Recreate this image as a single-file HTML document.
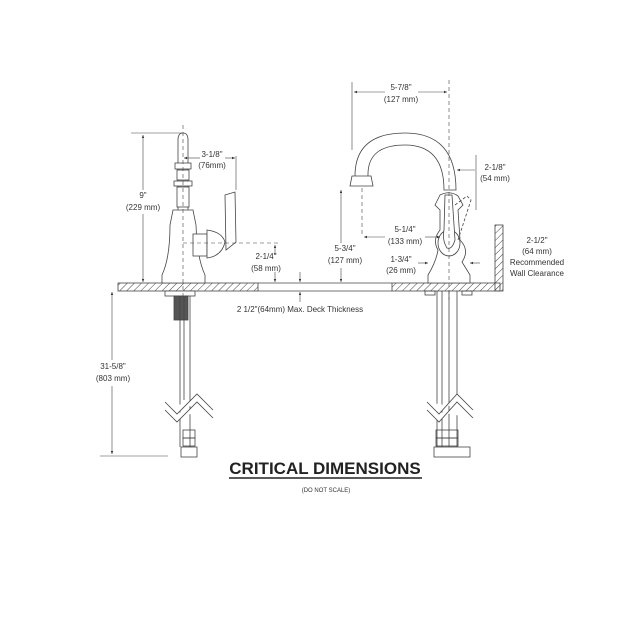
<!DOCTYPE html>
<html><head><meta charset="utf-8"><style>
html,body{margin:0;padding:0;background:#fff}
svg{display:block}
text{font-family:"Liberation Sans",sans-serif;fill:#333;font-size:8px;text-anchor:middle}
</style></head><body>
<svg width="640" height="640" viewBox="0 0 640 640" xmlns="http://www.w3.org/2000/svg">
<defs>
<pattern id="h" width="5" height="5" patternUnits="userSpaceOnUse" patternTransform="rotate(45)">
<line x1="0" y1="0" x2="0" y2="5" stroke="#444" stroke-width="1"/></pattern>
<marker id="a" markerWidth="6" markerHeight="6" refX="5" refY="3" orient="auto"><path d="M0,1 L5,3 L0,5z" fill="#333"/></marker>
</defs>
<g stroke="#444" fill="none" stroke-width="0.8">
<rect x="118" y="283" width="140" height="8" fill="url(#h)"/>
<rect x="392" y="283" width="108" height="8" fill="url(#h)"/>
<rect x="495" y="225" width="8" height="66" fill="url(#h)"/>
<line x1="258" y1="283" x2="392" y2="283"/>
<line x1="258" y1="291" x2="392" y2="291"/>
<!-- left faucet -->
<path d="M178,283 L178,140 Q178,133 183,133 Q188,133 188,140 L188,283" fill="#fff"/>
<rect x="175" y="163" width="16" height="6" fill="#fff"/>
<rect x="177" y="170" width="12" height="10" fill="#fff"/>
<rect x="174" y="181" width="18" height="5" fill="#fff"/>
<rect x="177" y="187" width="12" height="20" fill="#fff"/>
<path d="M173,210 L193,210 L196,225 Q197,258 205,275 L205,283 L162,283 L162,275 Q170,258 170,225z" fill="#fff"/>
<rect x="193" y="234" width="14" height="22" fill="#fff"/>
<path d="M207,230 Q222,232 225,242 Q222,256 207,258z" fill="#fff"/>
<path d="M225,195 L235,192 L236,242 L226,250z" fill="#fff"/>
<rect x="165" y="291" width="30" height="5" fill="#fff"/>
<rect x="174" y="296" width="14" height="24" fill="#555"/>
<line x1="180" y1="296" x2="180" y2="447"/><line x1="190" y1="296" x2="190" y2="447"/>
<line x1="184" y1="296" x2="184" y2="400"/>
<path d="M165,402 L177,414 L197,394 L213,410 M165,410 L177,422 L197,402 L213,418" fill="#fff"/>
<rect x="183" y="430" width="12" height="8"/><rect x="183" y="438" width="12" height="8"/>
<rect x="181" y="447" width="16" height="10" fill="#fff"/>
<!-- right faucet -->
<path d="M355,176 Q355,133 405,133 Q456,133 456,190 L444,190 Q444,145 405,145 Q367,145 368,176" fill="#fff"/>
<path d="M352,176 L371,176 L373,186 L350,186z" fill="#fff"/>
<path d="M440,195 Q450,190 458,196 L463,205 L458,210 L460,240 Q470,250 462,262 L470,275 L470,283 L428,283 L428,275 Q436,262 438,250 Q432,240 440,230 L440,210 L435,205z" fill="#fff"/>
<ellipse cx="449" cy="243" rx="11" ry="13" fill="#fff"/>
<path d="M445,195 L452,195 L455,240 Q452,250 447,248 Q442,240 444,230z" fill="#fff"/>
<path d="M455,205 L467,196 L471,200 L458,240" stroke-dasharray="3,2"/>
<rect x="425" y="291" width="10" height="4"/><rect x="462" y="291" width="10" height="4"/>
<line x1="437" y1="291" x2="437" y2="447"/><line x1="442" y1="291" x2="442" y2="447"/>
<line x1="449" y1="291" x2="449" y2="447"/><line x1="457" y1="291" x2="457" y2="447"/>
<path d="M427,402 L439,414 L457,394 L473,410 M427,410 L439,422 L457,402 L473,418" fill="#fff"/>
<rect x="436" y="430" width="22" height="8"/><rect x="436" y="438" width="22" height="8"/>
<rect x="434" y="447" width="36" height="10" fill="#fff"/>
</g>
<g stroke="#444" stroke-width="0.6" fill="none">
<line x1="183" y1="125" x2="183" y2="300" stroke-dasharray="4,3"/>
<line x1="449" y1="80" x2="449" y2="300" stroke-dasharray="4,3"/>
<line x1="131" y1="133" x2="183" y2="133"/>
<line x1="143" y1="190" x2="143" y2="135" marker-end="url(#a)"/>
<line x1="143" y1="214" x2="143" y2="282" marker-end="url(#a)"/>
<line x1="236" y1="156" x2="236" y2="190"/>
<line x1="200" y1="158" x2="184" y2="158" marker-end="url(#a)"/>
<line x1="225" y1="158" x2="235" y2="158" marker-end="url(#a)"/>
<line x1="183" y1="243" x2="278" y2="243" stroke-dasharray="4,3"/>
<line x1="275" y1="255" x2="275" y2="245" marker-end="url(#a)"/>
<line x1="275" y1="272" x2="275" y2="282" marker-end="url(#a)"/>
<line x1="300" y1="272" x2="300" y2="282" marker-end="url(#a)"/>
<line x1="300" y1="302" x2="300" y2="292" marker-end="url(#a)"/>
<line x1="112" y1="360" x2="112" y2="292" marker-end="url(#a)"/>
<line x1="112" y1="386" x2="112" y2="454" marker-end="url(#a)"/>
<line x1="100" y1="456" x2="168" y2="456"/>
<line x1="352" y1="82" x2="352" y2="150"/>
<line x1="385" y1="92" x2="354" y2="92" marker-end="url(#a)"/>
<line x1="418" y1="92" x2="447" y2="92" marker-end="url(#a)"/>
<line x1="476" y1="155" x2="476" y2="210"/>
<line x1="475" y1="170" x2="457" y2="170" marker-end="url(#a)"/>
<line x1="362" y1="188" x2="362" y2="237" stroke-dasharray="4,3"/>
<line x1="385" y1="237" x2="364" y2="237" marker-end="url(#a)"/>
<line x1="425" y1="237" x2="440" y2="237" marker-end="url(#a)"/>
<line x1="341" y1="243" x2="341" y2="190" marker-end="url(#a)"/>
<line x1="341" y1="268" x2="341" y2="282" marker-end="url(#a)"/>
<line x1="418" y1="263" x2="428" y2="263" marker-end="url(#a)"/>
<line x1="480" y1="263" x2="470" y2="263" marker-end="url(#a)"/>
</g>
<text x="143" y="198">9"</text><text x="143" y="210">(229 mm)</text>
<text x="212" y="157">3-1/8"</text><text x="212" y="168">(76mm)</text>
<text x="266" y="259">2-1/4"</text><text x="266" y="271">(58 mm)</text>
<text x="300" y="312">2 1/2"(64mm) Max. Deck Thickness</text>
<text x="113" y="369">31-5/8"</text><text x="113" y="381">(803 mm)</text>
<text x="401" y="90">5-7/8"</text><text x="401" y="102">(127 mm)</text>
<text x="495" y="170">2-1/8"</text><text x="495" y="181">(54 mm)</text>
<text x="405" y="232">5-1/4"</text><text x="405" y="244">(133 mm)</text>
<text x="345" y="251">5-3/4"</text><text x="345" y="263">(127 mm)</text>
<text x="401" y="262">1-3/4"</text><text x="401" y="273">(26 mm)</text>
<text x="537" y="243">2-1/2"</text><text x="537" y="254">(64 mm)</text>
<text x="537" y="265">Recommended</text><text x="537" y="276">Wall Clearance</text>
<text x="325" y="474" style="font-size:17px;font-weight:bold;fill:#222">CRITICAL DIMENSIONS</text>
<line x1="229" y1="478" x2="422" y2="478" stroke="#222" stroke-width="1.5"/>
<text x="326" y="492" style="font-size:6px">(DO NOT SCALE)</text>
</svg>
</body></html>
◇ ◇ ◇ ◇ ◇
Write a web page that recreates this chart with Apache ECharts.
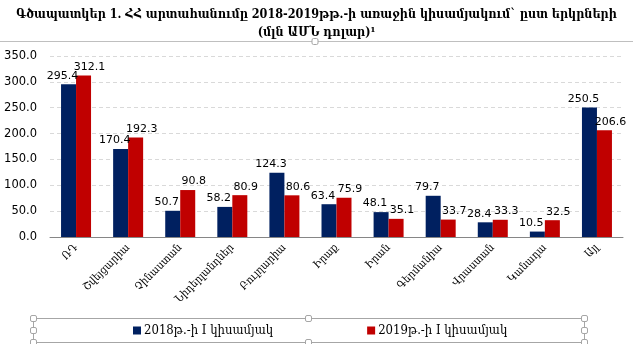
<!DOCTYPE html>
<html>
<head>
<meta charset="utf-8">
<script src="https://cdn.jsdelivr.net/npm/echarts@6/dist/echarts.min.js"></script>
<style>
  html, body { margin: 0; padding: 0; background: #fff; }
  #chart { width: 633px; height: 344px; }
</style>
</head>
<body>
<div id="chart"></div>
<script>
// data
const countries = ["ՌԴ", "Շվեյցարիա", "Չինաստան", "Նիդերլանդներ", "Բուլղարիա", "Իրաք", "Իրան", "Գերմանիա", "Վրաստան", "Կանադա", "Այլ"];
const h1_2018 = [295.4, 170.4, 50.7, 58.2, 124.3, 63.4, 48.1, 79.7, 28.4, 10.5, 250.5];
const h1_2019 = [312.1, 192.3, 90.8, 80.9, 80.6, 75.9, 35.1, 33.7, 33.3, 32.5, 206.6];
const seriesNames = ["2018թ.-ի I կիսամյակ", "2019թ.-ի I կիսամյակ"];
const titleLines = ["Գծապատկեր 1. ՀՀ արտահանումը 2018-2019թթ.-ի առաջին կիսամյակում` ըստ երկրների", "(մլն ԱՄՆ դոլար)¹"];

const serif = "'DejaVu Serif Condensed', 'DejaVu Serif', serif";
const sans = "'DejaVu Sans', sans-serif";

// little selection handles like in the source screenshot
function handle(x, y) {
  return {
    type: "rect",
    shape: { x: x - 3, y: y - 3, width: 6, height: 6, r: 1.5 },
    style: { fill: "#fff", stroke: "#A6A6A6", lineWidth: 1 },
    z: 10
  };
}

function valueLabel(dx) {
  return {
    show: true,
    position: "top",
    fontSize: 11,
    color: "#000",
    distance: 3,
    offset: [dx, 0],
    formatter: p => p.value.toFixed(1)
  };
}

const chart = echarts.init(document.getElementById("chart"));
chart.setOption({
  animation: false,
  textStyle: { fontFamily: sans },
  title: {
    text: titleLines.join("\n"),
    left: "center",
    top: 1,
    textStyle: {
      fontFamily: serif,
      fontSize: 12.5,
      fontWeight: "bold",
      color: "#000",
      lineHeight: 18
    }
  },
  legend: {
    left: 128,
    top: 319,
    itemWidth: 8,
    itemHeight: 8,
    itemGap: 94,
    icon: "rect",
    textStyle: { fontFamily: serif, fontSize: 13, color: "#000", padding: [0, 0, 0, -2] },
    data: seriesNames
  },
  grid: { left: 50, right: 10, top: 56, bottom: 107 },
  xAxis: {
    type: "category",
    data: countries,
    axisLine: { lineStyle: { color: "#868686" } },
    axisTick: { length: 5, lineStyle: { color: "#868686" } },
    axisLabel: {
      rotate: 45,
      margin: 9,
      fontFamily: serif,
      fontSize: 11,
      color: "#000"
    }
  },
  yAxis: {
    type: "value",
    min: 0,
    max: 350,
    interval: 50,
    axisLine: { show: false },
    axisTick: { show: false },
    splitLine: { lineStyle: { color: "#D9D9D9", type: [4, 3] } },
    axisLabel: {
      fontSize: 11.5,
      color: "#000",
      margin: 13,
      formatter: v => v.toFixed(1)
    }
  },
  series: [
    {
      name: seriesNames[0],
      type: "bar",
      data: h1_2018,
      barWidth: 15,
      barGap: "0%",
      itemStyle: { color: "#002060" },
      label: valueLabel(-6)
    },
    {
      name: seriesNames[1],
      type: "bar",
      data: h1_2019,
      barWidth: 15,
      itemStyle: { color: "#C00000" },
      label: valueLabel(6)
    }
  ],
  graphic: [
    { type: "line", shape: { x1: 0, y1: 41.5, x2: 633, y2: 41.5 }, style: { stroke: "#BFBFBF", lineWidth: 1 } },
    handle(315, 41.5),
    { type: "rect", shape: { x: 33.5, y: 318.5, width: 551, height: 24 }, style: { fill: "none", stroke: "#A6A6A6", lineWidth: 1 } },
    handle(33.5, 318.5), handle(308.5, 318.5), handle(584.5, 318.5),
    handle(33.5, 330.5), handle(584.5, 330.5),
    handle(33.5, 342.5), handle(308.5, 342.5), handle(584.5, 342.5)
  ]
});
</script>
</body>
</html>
◇ ◇ ◇ ◇ ◇
Brief
Output exactly the lines above, from the line with "Write a web" to the line with "1. ՀՀ արտահանումը", both included; skip the pictures.

Output for this exercise
Write a web page that recreates this chart with Apache ECharts.
<!DOCTYPE html>
<html>
<head>
<meta charset="utf-8">
<script src="https://cdn.jsdelivr.net/npm/echarts@6/dist/echarts.min.js"></script>
<style>
  html, body { margin: 0; padding: 0; background: #fff; }
  #chart { width: 633px; height: 344px; }
</style>
</head>
<body>
<div id="chart"></div>
<script>
// data
const countries = ["ՌԴ", "Շվեյցարիա", "Չինաստան", "Նիդերլանդներ", "Բուլղարիա", "Իրաք", "Իրան", "Գերմանիա", "Վրաստան", "Կանադա", "Այլ"];
const h1_2018 = [295.4, 170.4, 50.7, 58.2, 124.3, 63.4, 48.1, 79.7, 28.4, 10.5, 250.5];
const h1_2019 = [312.1, 192.3, 90.8, 80.9, 80.6, 75.9, 35.1, 33.7, 33.3, 32.5, 206.6];
const seriesNames = ["2018թ.-ի I կիսամյակ", "2019թ.-ի I կիսամյակ"];
const titleLines = ["Գծապատկեր 1. ՀՀ արտահանումը 2018-2019թթ.-ի առաջին կիսամյակում` ըստ երկրների", "(մլն ԱՄՆ դոլար)¹"];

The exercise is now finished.